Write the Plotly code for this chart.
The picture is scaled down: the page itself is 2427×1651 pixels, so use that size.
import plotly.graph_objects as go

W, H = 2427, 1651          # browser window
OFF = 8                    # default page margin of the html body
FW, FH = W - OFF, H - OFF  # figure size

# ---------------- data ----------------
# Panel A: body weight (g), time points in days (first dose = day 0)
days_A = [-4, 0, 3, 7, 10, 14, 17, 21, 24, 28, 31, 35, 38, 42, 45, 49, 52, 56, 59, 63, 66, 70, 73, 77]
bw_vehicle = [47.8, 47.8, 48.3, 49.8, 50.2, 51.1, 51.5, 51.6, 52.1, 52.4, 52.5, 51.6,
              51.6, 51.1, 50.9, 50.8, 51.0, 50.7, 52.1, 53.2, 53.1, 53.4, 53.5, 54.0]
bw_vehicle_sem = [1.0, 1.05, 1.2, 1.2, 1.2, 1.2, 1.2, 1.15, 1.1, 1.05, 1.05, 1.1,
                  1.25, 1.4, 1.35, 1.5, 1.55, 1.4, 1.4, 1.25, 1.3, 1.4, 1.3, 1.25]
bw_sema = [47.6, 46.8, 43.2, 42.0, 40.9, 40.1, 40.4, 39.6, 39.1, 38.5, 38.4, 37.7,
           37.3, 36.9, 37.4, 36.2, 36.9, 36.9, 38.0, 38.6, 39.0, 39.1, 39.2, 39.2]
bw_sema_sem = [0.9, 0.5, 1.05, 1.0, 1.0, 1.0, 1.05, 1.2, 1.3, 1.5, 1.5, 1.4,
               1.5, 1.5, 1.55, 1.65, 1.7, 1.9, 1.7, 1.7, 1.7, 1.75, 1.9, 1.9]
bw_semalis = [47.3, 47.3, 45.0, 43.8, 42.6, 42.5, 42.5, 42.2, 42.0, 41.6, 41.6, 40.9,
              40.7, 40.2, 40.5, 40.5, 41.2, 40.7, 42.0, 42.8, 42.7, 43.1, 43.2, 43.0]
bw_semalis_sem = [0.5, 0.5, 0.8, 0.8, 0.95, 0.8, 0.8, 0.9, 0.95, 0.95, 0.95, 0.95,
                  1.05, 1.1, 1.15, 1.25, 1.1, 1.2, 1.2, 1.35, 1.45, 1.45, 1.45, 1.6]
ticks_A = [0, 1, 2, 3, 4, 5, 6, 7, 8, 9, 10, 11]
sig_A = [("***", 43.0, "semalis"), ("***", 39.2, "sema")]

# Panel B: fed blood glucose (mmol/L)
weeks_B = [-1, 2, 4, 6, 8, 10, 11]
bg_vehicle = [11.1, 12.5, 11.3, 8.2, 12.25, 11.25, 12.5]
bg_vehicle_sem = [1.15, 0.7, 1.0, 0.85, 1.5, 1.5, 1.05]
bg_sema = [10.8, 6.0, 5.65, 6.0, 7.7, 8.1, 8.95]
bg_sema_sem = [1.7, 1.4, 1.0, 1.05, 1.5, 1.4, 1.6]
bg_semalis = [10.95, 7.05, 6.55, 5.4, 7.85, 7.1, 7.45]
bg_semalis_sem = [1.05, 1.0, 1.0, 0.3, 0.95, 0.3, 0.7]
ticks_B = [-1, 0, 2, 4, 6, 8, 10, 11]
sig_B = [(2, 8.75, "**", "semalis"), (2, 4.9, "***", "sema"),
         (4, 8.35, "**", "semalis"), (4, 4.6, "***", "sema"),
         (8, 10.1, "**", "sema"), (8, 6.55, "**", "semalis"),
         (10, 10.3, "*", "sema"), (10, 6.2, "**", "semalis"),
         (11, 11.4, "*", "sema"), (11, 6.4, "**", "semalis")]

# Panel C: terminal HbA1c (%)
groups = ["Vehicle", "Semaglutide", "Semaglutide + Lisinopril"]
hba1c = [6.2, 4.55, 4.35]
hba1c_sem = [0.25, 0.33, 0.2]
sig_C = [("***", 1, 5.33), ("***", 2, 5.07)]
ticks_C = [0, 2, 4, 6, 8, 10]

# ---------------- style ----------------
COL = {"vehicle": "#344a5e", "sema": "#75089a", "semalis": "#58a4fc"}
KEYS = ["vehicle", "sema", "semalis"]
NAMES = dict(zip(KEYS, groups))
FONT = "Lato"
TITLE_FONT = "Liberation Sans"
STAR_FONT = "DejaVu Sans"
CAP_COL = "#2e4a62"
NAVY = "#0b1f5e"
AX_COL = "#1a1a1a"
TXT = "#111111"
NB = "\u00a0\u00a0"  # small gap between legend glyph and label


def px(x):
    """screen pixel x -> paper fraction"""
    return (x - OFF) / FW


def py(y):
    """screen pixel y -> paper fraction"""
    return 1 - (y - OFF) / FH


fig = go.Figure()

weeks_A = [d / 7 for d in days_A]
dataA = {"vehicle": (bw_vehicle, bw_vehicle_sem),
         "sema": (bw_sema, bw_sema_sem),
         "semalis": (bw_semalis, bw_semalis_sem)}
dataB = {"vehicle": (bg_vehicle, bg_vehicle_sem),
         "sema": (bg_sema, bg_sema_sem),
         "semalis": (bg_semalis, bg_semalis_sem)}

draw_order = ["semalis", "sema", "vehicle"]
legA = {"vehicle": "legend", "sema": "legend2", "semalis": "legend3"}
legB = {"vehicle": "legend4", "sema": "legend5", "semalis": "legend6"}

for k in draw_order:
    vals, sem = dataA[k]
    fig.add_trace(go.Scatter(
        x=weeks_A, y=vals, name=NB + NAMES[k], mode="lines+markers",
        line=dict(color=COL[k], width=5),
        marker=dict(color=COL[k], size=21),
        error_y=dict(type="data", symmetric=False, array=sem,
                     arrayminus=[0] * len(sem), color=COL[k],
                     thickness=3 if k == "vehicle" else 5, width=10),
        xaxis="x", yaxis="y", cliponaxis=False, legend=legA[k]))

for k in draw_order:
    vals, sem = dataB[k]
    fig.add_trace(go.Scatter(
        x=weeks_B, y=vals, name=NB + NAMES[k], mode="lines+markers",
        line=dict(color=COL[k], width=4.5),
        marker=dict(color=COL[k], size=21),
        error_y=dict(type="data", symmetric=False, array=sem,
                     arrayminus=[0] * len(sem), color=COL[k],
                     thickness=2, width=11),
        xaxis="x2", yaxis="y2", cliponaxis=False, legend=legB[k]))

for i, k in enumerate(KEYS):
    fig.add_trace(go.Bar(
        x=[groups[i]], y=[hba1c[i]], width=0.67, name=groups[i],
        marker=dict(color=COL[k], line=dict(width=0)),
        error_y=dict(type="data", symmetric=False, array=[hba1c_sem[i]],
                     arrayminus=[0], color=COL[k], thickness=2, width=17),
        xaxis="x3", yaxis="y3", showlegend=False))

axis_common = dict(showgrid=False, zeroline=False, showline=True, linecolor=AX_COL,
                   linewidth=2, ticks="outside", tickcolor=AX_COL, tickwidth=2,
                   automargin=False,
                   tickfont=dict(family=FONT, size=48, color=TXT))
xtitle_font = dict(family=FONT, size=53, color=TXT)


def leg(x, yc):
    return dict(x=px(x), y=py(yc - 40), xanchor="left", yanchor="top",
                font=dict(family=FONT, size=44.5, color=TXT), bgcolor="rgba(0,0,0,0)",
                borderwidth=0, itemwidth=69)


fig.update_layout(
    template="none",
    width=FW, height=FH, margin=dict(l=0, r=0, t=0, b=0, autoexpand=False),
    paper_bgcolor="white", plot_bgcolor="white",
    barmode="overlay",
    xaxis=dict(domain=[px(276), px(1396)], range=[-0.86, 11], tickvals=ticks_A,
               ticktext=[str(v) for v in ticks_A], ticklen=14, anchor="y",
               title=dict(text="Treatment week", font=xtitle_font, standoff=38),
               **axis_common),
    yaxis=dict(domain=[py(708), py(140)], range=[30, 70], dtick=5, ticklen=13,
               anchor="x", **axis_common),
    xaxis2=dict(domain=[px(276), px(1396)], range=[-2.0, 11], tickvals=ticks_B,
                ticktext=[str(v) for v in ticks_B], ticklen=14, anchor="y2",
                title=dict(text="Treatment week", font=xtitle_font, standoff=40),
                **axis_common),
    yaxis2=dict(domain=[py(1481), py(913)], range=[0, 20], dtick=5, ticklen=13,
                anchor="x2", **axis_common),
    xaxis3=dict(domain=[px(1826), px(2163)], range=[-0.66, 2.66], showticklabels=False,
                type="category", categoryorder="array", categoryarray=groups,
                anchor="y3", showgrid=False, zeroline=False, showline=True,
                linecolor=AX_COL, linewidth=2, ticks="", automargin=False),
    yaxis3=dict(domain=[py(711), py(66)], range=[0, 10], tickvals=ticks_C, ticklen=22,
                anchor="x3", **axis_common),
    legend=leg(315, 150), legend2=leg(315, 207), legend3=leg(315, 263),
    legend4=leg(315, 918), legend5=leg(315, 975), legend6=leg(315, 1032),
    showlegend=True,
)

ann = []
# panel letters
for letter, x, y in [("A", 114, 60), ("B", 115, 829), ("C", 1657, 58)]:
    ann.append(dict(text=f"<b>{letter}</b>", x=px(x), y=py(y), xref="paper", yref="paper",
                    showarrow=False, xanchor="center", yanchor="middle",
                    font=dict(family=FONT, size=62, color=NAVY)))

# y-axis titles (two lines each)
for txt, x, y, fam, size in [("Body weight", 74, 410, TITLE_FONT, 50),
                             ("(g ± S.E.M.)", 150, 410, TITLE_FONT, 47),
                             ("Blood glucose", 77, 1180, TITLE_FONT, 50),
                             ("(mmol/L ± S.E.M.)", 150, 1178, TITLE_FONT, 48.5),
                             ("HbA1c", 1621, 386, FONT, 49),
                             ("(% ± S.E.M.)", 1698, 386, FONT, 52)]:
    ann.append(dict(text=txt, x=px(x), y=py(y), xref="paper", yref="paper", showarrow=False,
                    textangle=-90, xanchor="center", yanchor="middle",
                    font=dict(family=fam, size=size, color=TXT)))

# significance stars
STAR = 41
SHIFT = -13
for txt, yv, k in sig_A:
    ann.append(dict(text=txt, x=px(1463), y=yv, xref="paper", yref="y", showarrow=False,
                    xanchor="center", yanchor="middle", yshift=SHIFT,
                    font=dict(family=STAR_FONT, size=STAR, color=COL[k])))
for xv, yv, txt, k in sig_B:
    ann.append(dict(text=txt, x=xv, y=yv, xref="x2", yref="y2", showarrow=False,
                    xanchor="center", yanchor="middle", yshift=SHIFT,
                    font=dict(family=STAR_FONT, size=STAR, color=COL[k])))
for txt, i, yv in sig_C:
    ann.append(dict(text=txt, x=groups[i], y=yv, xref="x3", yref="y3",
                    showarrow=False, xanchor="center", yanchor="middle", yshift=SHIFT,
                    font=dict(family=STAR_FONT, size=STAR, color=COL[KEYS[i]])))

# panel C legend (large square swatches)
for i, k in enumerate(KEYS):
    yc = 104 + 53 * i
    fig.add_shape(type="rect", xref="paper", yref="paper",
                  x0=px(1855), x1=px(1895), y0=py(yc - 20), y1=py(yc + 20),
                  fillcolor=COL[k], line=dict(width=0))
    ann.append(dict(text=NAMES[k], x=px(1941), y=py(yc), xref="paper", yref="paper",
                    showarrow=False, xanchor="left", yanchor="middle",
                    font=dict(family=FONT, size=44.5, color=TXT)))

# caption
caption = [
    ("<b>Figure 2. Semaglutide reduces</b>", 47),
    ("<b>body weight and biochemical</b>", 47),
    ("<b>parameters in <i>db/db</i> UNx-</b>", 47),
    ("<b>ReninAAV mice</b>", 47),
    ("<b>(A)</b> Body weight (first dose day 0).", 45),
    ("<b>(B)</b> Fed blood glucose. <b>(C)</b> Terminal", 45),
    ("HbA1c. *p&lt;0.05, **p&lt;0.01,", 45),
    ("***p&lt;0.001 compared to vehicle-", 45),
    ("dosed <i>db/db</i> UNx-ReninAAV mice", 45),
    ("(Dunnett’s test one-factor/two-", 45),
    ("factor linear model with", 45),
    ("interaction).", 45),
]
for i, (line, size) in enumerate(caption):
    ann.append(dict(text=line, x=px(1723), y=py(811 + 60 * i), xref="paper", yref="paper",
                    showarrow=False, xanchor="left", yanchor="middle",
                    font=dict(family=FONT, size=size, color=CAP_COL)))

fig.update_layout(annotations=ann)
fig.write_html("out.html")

•••

> [Goal of the exercise] Return exactly, and only, the lines from the one containing "The picture is" down to the one containing "FW, FH = W - OFF, H", with both of those lines included.

> [Final result]
The picture is scaled down: the page itself is 2427×1651 pixels, so use that size.
import plotly.graph_objects as go

W, H = 2427, 1651          # browser window
OFF = 8                    # default page margin of the html body
FW, FH = W - OFF, H - OFF  # figure size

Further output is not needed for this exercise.